— What the task requires —
Nothing beyond the line containing "(Grid.west |- 0,\yy);" is to be printed; print exactly each line from the start of the records below through that line, leaving out pictures.
⁂
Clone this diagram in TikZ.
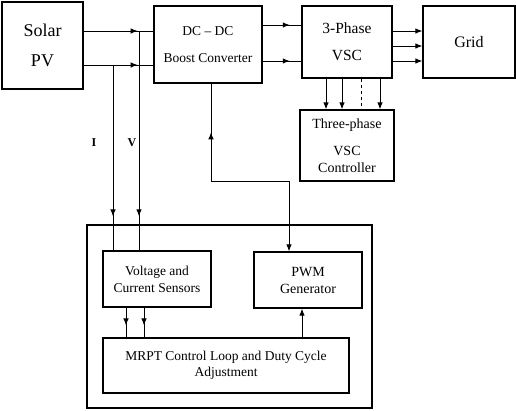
\documentclass[tikz,border=0pt]{standalone}
\usepackage{fontspec}
\setmainfont{Liberation Serif}
\usetikzlibrary{arrows.meta,decorations.markings}

\begin{document}
\begin{tikzpicture}[
  x=1pt, y=-1pt,
  block/.style={draw=black, line width=1.2pt, inner sep=0pt, align=center, font=\fontsize{13.5}{17}\selectfont},
  wire/.style={line width=1pt, black},
  flow/.style={wire, -{Latex[length=7pt,width=5.5pt]}},
  midtip/.style={wire, postaction={decorate}, decoration={markings,
    mark=at position #1 with {\arrow{Latex[length=7pt,width=5.5pt]}}}},
  backtip/.style={postaction={decorate}, decoration={markings,
    mark=at position #1 with {\arrowreversed{Latex[length=7pt,width=5.5pt]}}}},
  sig/.style={font=\fontsize{12}{14}\selectfont\bfseries}
]
\useasboundingbox (0,0) rectangle (516,410);

% === Power path ===
\node[block, minimum width=81pt, minimum height=87pt, font=\fontsize{18}{30}\selectfont] (PV) at (42.5,45.5) {Solar\\PV};
\node[block, minimum width=108pt, minimum height=77pt] (DC) at (208,44.5) {DC -- DC\\[10pt]Boost Converter};
\node[block, minimum width=90pt, minimum height=72pt, font=\fontsize{15.5}{17}\selectfont] (VSC) at (347,42) {3-Phase\\[10pt]VSC};
\node[block, minimum width=92pt, minimum height=72pt, font=\fontsize{16}{18}\selectfont] (Grid) at (469,42) {Grid};
\node[block, minimum width=94pt, minimum height=71pt, font=\fontsize{14}{17}\selectfont] (Ctrl) at (347,145.5) {Three-phase\\[10pt]VSC\\Controller};

% PV to converter (I and V taps)
\draw[midtip=0.775] (PV.east |- 0,31) -- (DC.west |- 0,31);
\draw[midtip=0.775] (PV.east |- 0,65) -- (DC.west |- 0,65);
\draw[midtip=0.7] (DC.east |- 0,25) -- (VSC.west |- 0,25);
\draw[midtip=0.7] (DC.east |- 0,61) -- (VSC.west |- 0,61);

% VSC to grid
\foreach \yy in {31,46,61}
  \draw[flow] (VSC.east |- 0,\yy) -- (Grid.west |- 0,\yy);

% VSC to its controller
\foreach \xx in {326,342,380}
  \draw[flow] (VSC.south -| \xx,0) -- (Ctrl.north -| \xx,0);
\draw[wire, dashed] (VSC.south -| 361,0) -- (Ctrl.north -| 361,0);

% === MPPT unit ===
\node[block, minimum width=285pt, minimum height=183pt] (Outer) at (229.5,316.5) {};
\node[block, minimum width=108pt, minimum height=56pt] (Sens) at (157,279) {Voltage and\\Current Sensors};
\node[block, minimum width=108pt, minimum height=56pt, font=\fontsize{14}{17}\selectfont] (PWM) at (308,280) {PWM\\Generator};
\node[block, minimum width=246pt, minimum height=55pt, font=\fontsize{13.5}{16}\selectfont] (MRPT) at (226,365.5) {MRPT Control Loop and Duty Cycle\\Adjustment};

% Measured signals
\coordinate (Vtap) at (139,31);
\coordinate (Itap) at (113,65);
\draw[midtip=0.845] (Vtap) -- (Sens.north -| Vtap);
\draw[midtip=0.817] (Itap) -- (Sens.north -| Itap);
\node[sig] (Ilab) at (94,143) {I};
\node[sig] (Vlab) at (132,143) {V};

\foreach \xx in {126,144}
  \draw[midtip=0.6] (Sens.south -| \xx,0) -- (MRPT.north -| \xx,0);
\draw[flow] (MRPT.north -| 302,0) -- (PWM.south -| 302,0);

% Gate signal back to the converter
\draw[flow, backtip=0.198] ([xshift=3pt]DC.south) -- ++(0,98) -| ([xshift=-19pt]PWM.north);

\end{tikzpicture}
\end{document}
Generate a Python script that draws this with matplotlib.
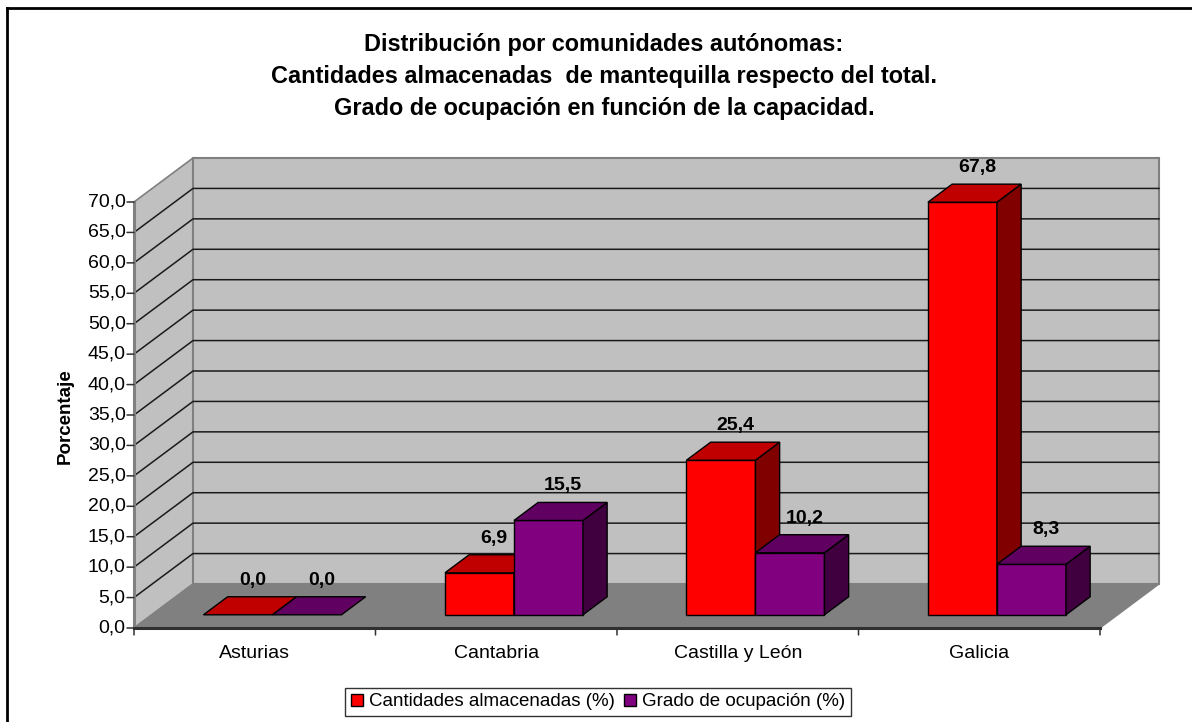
import matplotlib
matplotlib.use("Agg")
import matplotlib.pyplot as plt
from matplotlib.patches import Polygon, Rectangle
from matplotlib.lines import Line2D

plt.rcParams['font.family'] = ['Liberation Sans', 'DejaVu Sans']

# ---- data ----
categories = ["Asturias", "Cantabria", "Castilla y León", "Galicia"]
series_names = ["Cantidades almacenadas (%)", "Grado de ocupación (%)"]
cantidades = [0.0, 6.9, 25.4, 67.8]
ocupacion = [0.0, 15.5, 10.2, 8.3]
y_ticks = [0, 5, 10, 15, 20, 25, 30, 35, 40, 45, 50, 55, 60, 65, 70]
title_lines = ["Distribución por comunidades autónomas:",
               "Cantidades almacenadas  de mantequilla respecto del total.",
               "Grado de ocupación en función de la capacidad."]
y_label = "Porcentaje"

# ---- styles ----
front_cols = ["#FF0000", "#800080"]
top_cols = ["#C00000", "#600060"]
side_cols = ["#800000", "#400040"]
wall_col = "#C0C0C0"
floor_col = "#808080"

W, H = 1192, 722
fig = plt.figure(figsize=(W / 100, H / 100), dpi=100)

# front plot box in pixels
px0, px1 = 134, 1100
py0, py1 = 628, 202
ax = fig.add_axes([px0 / W, 1 - py0 / H, (px1 - px0) / W, (py0 - py1) / H])
ncat = len(categories)
ymax = 70
ax.set_xlim(0, ncat)
ax.set_ylim(0, ymax)
ax.axis("off")

# depth offsets in data units
DX = 59 / ((px1 - px0) / ncat)
DY = 44 / ((py0 - py1) / ymax)


def P(x, v, t):
    return (x + t * DX, v + t * DY)


def poly(pts, fc, ec, lw=1.0, z=1):
    p = Polygon(pts, closed=True, facecolor=fc, edgecolor=ec, lw=lw,
                clip_on=False, zorder=z, joinstyle="miter")
    ax.add_patch(p)


# walls and floor
poly([P(0, 0, 0), P(0, ymax, 0), P(0, ymax, 1), P(0, 0, 1)], wall_col, "#808080", 1.2, 1)
poly([P(0, 0, 1), P(0, ymax, 1), P(ncat, ymax, 1), P(ncat, 0, 1)], wall_col, "#808080", 1.5, 1)
poly([P(0, 0, 0), P(ncat, 0, 0), P(ncat, 0, 1), P(0, 0, 1)], floor_col, "#808080", 1.0, 2)

# gridlines
for v in y_ticks[1:-1]:
    a, b, c = P(0, v, 0), P(0, v, 1), P(ncat, v, 1)
    ax.add_line(Line2D([a[0], b[0], c[0]], [a[1], b[1], c[1]], color="#1a1a1a",
                       lw=1.1, clip_on=False, zorder=1.5))

# axes lines
ax.add_line(Line2D([0, 0], [0, ymax], color="#808080", lw=2.2, clip_on=False, zorder=3))
ax.add_line(Line2D([0, ncat], [0, 0], color="#303030", lw=2.2, clip_on=False, zorder=3))

FS = 14

# y ticks & labels
for v in y_ticks:
    ax.annotate("", xy=(0, v), xycoords="data", xytext=(-5, 0), textcoords="offset points",
                arrowprops=dict(arrowstyle="-", color="#303030", lw=1.1,
                                shrinkA=0, shrinkB=0), annotation_clip=False)
    ax.annotate(f"{v:.1f}".replace(".", ","), xy=(0, v), xytext=(-6, 0),
                textcoords="offset points", ha="right", va="center",
                fontsize=FS, color="black", annotation_clip=False)

# x ticks & labels
for k in range(ncat + 1):
    ax.annotate("", xy=(k, 0), xycoords="data", xytext=(0, -5), textcoords="offset points",
                arrowprops=dict(arrowstyle="-", color="#303030", lw=1.1,
                                shrinkA=0, shrinkB=0), annotation_clip=False)
for k, c in enumerate(categories):
    ax.annotate(c, xy=(k + 0.5, 0), xytext=(0, -18), textcoords="offset points",
                ha="center", va="center", fontsize=FS, annotation_clip=False)

# bars
w = 2 / 7
tf, tb = 0.30, 0.71
all_series = [cantidades, ocupacion]
for i in range(ncat):
    for s, vals in enumerate(all_series):
        v = vals[i]
        x0 = i + 0.5 - w + s * w
        x1 = x0 + w
        z = 4 + i * 0.1 + s * 0.01
        if v > 0:
            poly([P(x0, 0, tf), P(x1, 0, tf), P(x1, v, tf), P(x0, v, tf)], front_cols[s], "black", 1.0, z)
            poly([P(x1, 0, tf), P(x1, 0, tb), P(x1, v, tb), P(x1, v, tf)], side_cols[s], "black", 1.0, z)
        poly([P(x0, v, tf), P(x1, v, tf), P(x1, v, tb), P(x0, v, tb)], top_cols[s], "black", 1.0, z)
        lx, ly = P((x0 + x1) / 2, v, 0.55)
        ax.annotate(f"{v:.1f}".replace(".", ","), xy=(lx, ly), xytext=(0, 17),
                    textcoords="offset points", ha="center", va="center",
                    fontsize=FS, fontweight="bold", annotation_clip=False, zorder=10)

# y label
fig.text(65 / W, 1 - 416 / H, y_label, rotation=90, ha="center", va="center",
         fontsize=13.5, fontweight="bold")

# title
for j, line in enumerate(title_lines):
    fig.text(604 / W, 1 - (45 + 31.5 * j) / H, line, ha="center", va="center",
             fontsize=16.9, fontweight="bold")

# legend
leg_handles = [Rectangle((0, 0), 1, 1, facecolor=front_cols[s], edgecolor="black", lw=1)
               for s in range(2)]
leg = fig.legend(leg_handles, series_names, loc="center", bbox_to_anchor=(598 / W, 1 - 702 / H),
                 ncol=2, fontsize=13.5, frameon=True, fancybox=False, edgecolor="black",
                 handlelength=0.65, handleheight=0.65, handletextpad=0.3, columnspacing=0.5,
                 borderpad=0.3, borderaxespad=0)
leg.get_frame().set_linewidth(1.0)

# figure border (top & left)
fig.add_artist(Line2D([7 / W, 1], [1 - 8 / H, 1 - 8 / H], color="black", lw=2,
                      transform=fig.transFigure))
fig.add_artist(Line2D([7 / W, 7 / W], [0, 1 - 8 / H], color="black", lw=2,
                      transform=fig.transFigure))

fig.savefig("out.png", dpi=100)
⁂
— Expected answer —
Clone this diagram in TikZ.
\documentclass[tikz,border=0pt]{standalone}
\usepackage{fontspec}
\setmainfont{Liberation Serif}
\usetikzlibrary{arrows.meta,decorations.markings}

\begin{document}
\begin{tikzpicture}[
  x=1pt, y=-1pt,
  block/.style={draw=black, line width=1.2pt, inner sep=0pt, align=center, font=\fontsize{13.5}{17}\selectfont},
  wire/.style={line width=1pt, black},
  flow/.style={wire, -{Latex[length=7pt,width=5.5pt]}},
  midtip/.style={wire, postaction={decorate}, decoration={markings,
    mark=at position #1 with {\arrow{Latex[length=7pt,width=5.5pt]}}}},
  backtip/.style={postaction={decorate}, decoration={markings,
    mark=at position #1 with {\arrowreversed{Latex[length=7pt,width=5.5pt]}}}},
  sig/.style={font=\fontsize{12}{14}\selectfont\bfseries}
]
\useasboundingbox (0,0) rectangle (516,410);

% === Power path ===
\node[block, minimum width=81pt, minimum height=87pt, font=\fontsize{18}{30}\selectfont] (PV) at (42.5,45.5) {Solar\\PV};
\node[block, minimum width=108pt, minimum height=77pt] (DC) at (208,44.5) {DC -- DC\\[10pt]Boost Converter};
\node[block, minimum width=90pt, minimum height=72pt, font=\fontsize{15.5}{17}\selectfont] (VSC) at (347,42) {3-Phase\\[10pt]VSC};
\node[block, minimum width=92pt, minimum height=72pt, font=\fontsize{16}{18}\selectfont] (Grid) at (469,42) {Grid};
\node[block, minimum width=94pt, minimum height=71pt, font=\fontsize{14}{17}\selectfont] (Ctrl) at (347,145.5) {Three-phase\\[10pt]VSC\\Controller};

% PV to converter (I and V taps)
\draw[midtip=0.775] (PV.east |- 0,31) -- (DC.west |- 0,31);
\draw[midtip=0.775] (PV.east |- 0,65) -- (DC.west |- 0,65);
\draw[midtip=0.7] (DC.east |- 0,25) -- (VSC.west |- 0,25);
\draw[midtip=0.7] (DC.east |- 0,61) -- (VSC.west |- 0,61);

% VSC to grid
\foreach \yy in {31,46,61}
  \draw[flow] (VSC.east |- 0,\yy) -- (Grid.west |- 0,\yy);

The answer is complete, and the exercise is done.